Nach dreizehn Jahren kommt endlich das so sehnlichst gewünschte Kind, der Sohn Dincer zur Welt. Fatma wollte ihn Murat - auf Deutsch der Wunsch - nennen, doch der Vater des Vaters telegraphierte aus der Türkei, dass er Dincer genannt werden soll. Und Fatma beugte sich wieder einmal dem Männerbefehl. Herrlich, wie Furkan Yaprak - jetzt in Shorts und T-Shirt - schon vor der Geburt die Sohnes-Rolle übernimmt, sich urkomisch gegen Omas Zutraulichkeiten zu wehren versucht und dann schon im Kindergarten erfahren muss, dass bei ihnen vieles anders läuft als bei den anderen. Es gibt urkomische Szenen, die das Bemühen um den Spagat zwischen Pflege des kulturellen Heimaterbes und Rollenverständnisses einerseits und dem Integrationsbemühen in die fremde neue Welt andererseits ins Bild setzen.  Am Ende jedoch wird Dincer nicht aufhören, in jeder freien Minute „dicke Bücher“ zu lesen und Theater zu spielen. Obwohl er schon als Achtjähriger mit aufs Feld ging und vom ersten selbstverdienten Geld der Mutter hellblaue Sandalen kaufte, die sie allerdings im ganzen Leben nur einmal trug, wird der Junge in Fatmas Augen nie ein „richtiger Mann“ werden, was für sie „der Arbeiter“ ist. Das allerdings hat ja in ihren Augen auch ihr Yilmaz mit seinen „brillanten Ideen“ nicht geschafft.
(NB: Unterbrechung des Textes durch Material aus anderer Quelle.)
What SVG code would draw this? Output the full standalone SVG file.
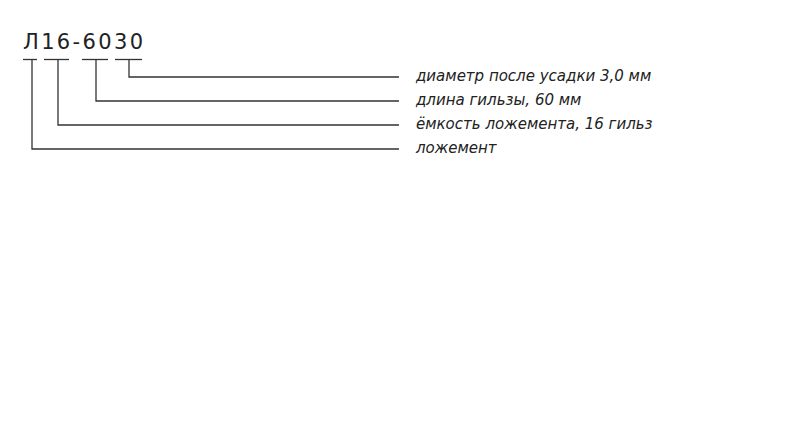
<svg xmlns="http://www.w3.org/2000/svg" width="800" height="421" viewBox="0 0 800 421">
<style>
.ln{fill:none;stroke:#333;stroke-width:1.3}
.lbl{font-family:"DejaVu Sans",Verdana,sans-serif;font-style:italic;font-size:15px;fill:#222}
.ttl{font-family:"DejaVu Sans",Verdana,sans-serif;font-size:21px;fill:#222}
</style>
<rect width="800" height="421" fill="#fff"/>
<g id="title"><text class="ttl" x="23" y="49" textLength="120" lengthAdjust="spacing">Л16-6030</text></g>
<g id="underlines">
<line class="ln" x1="23" y1="59.5" x2="37" y2="59.5"/>
<line class="ln" x1="44" y1="59.5" x2="69" y2="59.5"/>
<line class="ln" x1="82" y1="59.5" x2="108" y2="59.5"/>
<line class="ln" x1="115" y1="59.5" x2="142" y2="59.5"/>
</g>
<g id="connectors">
<polyline class="ln" points="129,59.5 129,77 399,77"/>
<polyline class="ln" points="96,59.5 96,101 399,101"/>
<polyline class="ln" points="58,59.5 58,125 399,125"/>
<polyline class="ln" points="32,59.5 32,149 399,149"/>
</g>
<g id="labels">
<text class="lbl" x="416" y="81">диаметр после усадки 3,0 мм</text>
<text class="lbl" x="416" y="105">длина гильзы, 60 мм</text>
<text class="lbl" x="416" y="129">ёмкость ложемента, 16 гильз</text>
<text class="lbl" x="416" y="153">ложемент</text>
</g>
</svg>
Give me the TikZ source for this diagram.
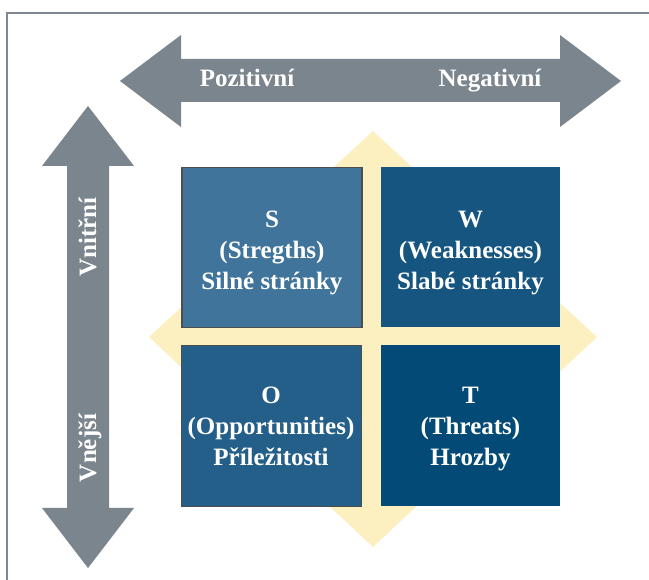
\documentclass[tikz,border=0pt]{standalone}
\usepackage{fontspec}
\setmainfont{Liberation Serif}
\definecolor{arrowgray}{HTML}{7B858E}
\definecolor{framegray}{HTML}{7F8890}
\definecolor{sfill}{HTML}{41749A}
\definecolor{wfill}{HTML}{15557F}
\definecolor{ofill}{HTML}{235F88}
\definecolor{tfill}{HTML}{034A76}
\definecolor{ylw}{HTML}{FDF0C0}
\definecolor{edge}{HTML}{4D4D4D}
\tikzset{
  quad/.style={minimum width=#1, minimum height=160pt, inner sep=0pt, outer sep=0pt, anchor=north west},
  quadtext/.style={text=white, font=\fontsize{25}{31}\selectfont\bfseries, align=center, inner sep=0pt, anchor=north},
  arrowtext/.style={text=white, font=\fontsize{25}{31}\selectfont\bfseries, inner sep=0pt, anchor=base},
}
\begin{document}
\begin{tikzpicture}[x=1pt,y=-1pt]
\useasboundingbox (0,0) rectangle (649,580);
\fill[white] (0,0) rectangle (649,580);
% frame
\draw[framegray, line width=2pt] (7,580) -- (7,13) -- (649,13);
% yellow diamond
\fill[ylw] (373,131) -- (597,337) -- (373,547) -- (149,337) -- cycle;
% horizontal double arrow
\fill[arrowgray] (120,81) -- (181,35) -- (181,59) -- (560,59) -- (560,35) -- (621,81)
  -- (560,127) -- (560,102) -- (181,102) -- (181,127) -- cycle;
% vertical double arrow
\fill[arrowgray] (88,106) -- (134,166) -- (109,166) -- (109,508) -- (134,508) -- (88,568)
  -- (42,508) -- (67,508) -- (67,166) -- (42,166) -- cycle;
% quadrants
\node[quad=180pt, fill=sfill, draw=edge, line width=1.5pt] (S) at (182,167.5) {};
\node[quad=179pt, fill=wfill] (W) at (381,167.5) {};
\node[quad=180pt, fill=ofill, draw=edge, line width=1.5pt, minimum height=161pt] (O) at (181.5,345.5) {};
\node[quad=179pt, fill=tfill, minimum height=161pt] (T) at (381,345.5) {};
% texts
\node[quadtext] (St) at (272,210.5) {S\\(Stregths)\\Silné stránky};
\node[quadtext] (Wt) at (470.5,210.5) {W\\(Weaknesses)\\Slabé stránky};
\node[quadtext] (Ot) at (271,386.5) {O\\(Opportunities)\\Příležitosti};
\node[quadtext] (Tt) at (470.5,386.5) {T\\(Threats)\\Hrozby};
\node[arrowtext] (pos) at (247,87) {Pozitivní};
\node[arrowtext] (neg) at (490,87) {Negativní};
\node[arrowtext, rotate=90] (vni) at (96,237) {Vnitřní};
\node[arrowtext, rotate=90] (vne) at (96,448) {Vnější};
\end{tikzpicture}
\end{document}
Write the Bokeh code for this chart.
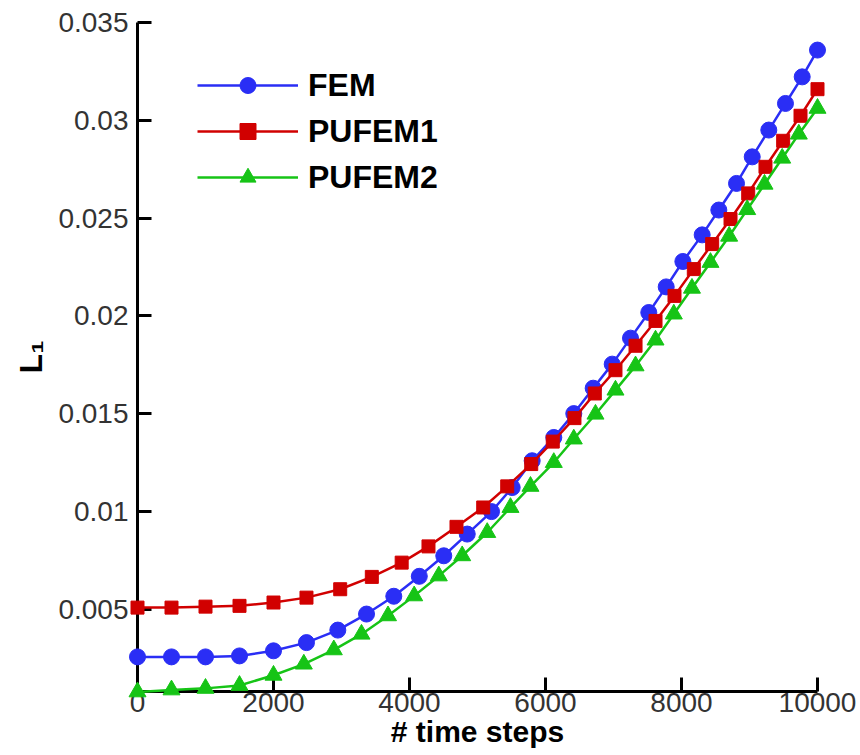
from bokeh.plotting import figure
from bokeh.models import (Range1d, FixedTicker, CustomJSTickFormatter,
                          BasicTickFormatter, Legend, LegendItem)
from bokeh.embed import file_html
from bokeh.resources import INLINE

# ---- data ----
fem_x = [0, 500, 1000, 1500, 2000, 2485, 2946, 3368, 3769, 4144, 4504, 4849,
         5206, 5510, 5804, 6122, 6416, 6701, 6981, 7250, 7519, 7775, 8020,
         8304, 8549, 8809, 9040, 9284, 9529, 9775, 10000]
fem_y = [0.00256, 0.00256, 0.00256, 0.00261, 0.00287, 0.00329, 0.00393,
         0.00475, 0.00566, 0.00668, 0.00773, 0.00884, 0.00999, 0.01122,
         0.01259, 0.01378, 0.01500, 0.01630, 0.01753, 0.01886, 0.02017,
         0.02148, 0.02278, 0.02414, 0.02541, 0.02677, 0.02813, 0.02950,
         0.03086, 0.03222, 0.03359]

pufem1_x = [0, 500, 1000, 1500, 2000, 2485, 2981, 3446, 3885, 4279, 4691,
            5084, 5437, 5790, 6107, 6426, 6725, 7029, 7324, 7618, 7897, 8181,
            8451, 8721, 8981, 9235, 9495, 9750, 10000]
pufem1_y = [0.00508, 0.00508, 0.00513, 0.00517, 0.00534, 0.00559, 0.00602,
            0.00665, 0.00738, 0.00821, 0.00921, 0.01020, 0.01128, 0.01242,
            0.01357, 0.01477, 0.01603, 0.01722, 0.01847, 0.01974, 0.02102,
            0.02239, 0.02367, 0.02495, 0.02626, 0.02762, 0.02895, 0.03023,
            0.03159]

pufem2_x = [0, 500, 1000, 1500, 2000, 2446, 2887, 3294, 3684, 4069, 4431,
            4775, 5143, 5485, 5779, 6122, 6416, 6735, 7029, 7324, 7618, 7887,
            8154, 8426, 8701, 8966, 9221, 9481, 9725, 10000]
pufem2_y = [0.00077, 0.00087, 0.00095, 0.00110, 0.00162, 0.00219, 0.00292,
            0.00372, 0.00466, 0.00568, 0.00670, 0.00773, 0.00892, 0.01020,
            0.01128, 0.01250, 0.01370, 0.01497, 0.01620, 0.01744, 0.01876,
            0.02009, 0.02141, 0.02273, 0.02407, 0.02543, 0.02673, 0.02806,
            0.02929, 0.03061]

x_ticks = [0, 2000, 4000, 6000, 8000, 10000]
y_ticks = [0.005, 0.01, 0.015, 0.02, 0.025, 0.03, 0.035]

series_names = ["FEM", "PUFEM1", "PUFEM2"]
x_title = "# time steps"
y_title = "L\u2081"

X_MIN, X_MAX = 0, 10000
Y_MIN, Y_MAX = 0.00079, 0.035

# ---- figure ----
p = figure(width=860, height=755, output_backend="svg", toolbar_location=None,
           x_range=Range1d(X_MIN, X_MAX), y_range=Range1d(Y_MIN, Y_MAX),
           min_border_left=137, min_border_right=43, min_border_top=22,
           min_border_bottom=64)
p.outline_line_color = None
p.grid.visible = False
p.background_fill_color = "white"
p.border_fill_color = "white"

font = "Liberation Sans"

for ax in (p.xaxis[0], p.yaxis[0]):
    ax.axis_line_width = 3
    ax.axis_line_color = "black"
    ax.major_tick_line_width = 3
    ax.major_tick_line_color = "black"
    ax.major_tick_in = 14
    ax.major_tick_out = 0
    ax.minor_tick_in = 0
    ax.minor_tick_out = 0
    ax.major_label_text_font = font
    ax.major_label_text_font_size = "28px"
    ax.major_label_text_color = "#333333"
    ax.axis_label_text_font = font
    ax.axis_label_text_font_style = "bold"
    ax.axis_label_text_color = "black"

p.xaxis[0].ticker = FixedTicker(ticks=x_ticks)
p.xaxis[0].formatter = BasicTickFormatter(use_scientific=False)
p.xaxis[0].major_label_standoff = 1
p.xaxis[0].axis_label = x_title
p.xaxis[0].axis_label_text_font_size = "30px"
p.xaxis[0].axis_label_standoff = 0

p.yaxis[0].ticker = FixedTicker(ticks=y_ticks)
p.yaxis[0].formatter = CustomJSTickFormatter(
    code="return tick.toFixed(3).replace(/\\.?0+$/, '')")
p.yaxis[0].major_label_standoff = 9
p.yaxis[0].axis_label = y_title
p.yaxis[0].axis_label_text_font_size = "32px"
p.yaxis[0].axis_label_standoff = 6

blue = "#2a2ef5"
red = "#d10000"
green = "#16c416"

l1 = p.line(fem_x, fem_y, line_color=blue, line_width=2.5, level="overlay")
s1 = p.scatter(fem_x, fem_y, marker="circle", size=16, fill_color=blue,
               line_color=blue, level="overlay")
l2 = p.line(pufem1_x, pufem1_y, line_color=red, line_width=2.5,
            level="overlay")
s2 = p.scatter(pufem1_x, pufem1_y, marker="square", size=13, fill_color=red,
               line_color=red, level="overlay")
l3 = p.line(pufem2_x, pufem2_y, line_color=green, line_width=2.5,
            level="overlay")
s3 = p.scatter(pufem2_x, pufem2_y, marker="triangle", size=17,
               fill_color=green, line_color=green, level="overlay")

legend = Legend(items=[
    LegendItem(label=series_names[0], renderers=[l1, s1]),
    LegendItem(label=series_names[1], renderers=[l2, s2]),
    LegendItem(label=series_names[2], renderers=[l3, s3]),
], location=(60, 494))
legend.border_line_color = None
legend.background_fill_alpha = 0
legend.padding = 0
legend.margin = 0
legend.spacing = 6
legend.glyph_height = 40
legend.glyph_width = 101
legend.label_standoff = 10
legend.label_text_font = font
legend.label_text_font_size = "32px"
legend.label_text_font_style = "bold"
legend.label_text_color = "black"
legend.label_text_baseline = "middle"
p.add_layout(legend, "center")

open("out.html", "w").write(file_html(p, INLINE))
Im letzten Bild ist ein blauer Vorhang vor die Kneipe gezogen, davor sitzen auf einer riesigen hellblauen Sandale drei Fatmas: ein Mutterchor. Wir sind in der Mitte der Neunzigerjahre, Dincer hat seine ersten Gedichte veröffentlicht und ist sich sicher, dass - trotz aller Liebe zur Mutter und allem Verständnis für die Nöte der Sippe - jeder nach seiner eigenen Sprache suchen muss, denn „nur mit Hilfe der Sprache wirst du dich retten können“. Langsam wird der Mutterchor unsicher in seiner Forderung nach Geld und Arbeit als einziger Grundlage der „richtigen“ Integration. Verunsichert fragen sie sich, ob eine „Lüge das Raster ihrer Geschichte“ gewesen sein könnte und entlassen nicht nur Dincer mit der Aufforderung: „Traut euch! Habt keine Angst vor dem Leben!“

In seinem Debütroman Unser Deutschlandmärchen verwebt Dincer Gücyeter die Geschichte seiner Familie, die 1965 aus der Türkei nach Deutschland kam, mit fiktiven Elementen von drei Gastarbeitergenerationen. Für den Roman wurde der Autor 2023 mit dem Preis der Leipziger Buchmesse geehrt. Nachdem er schon vom Maxim Gorki Theater in Berlin und dem Theater Münster für die Bühne adaptiert wurde, haben Antigone Akgün und die Dramaturgin Sara Gabor eine Fassung für das Aachener Theater verfasst, die die Frauenfiguren stark betont.

Einem rasant spielenden, multikulturellem Ensemble gelingt es, Klischees zu umschiffen und die Ambivalenz des Familienalltags in eindrucksvollen Bildern darzustellen, begleitet von Tanz, Gesang und folkloristischer Musik - mal düster, mal hoffnungsvoll.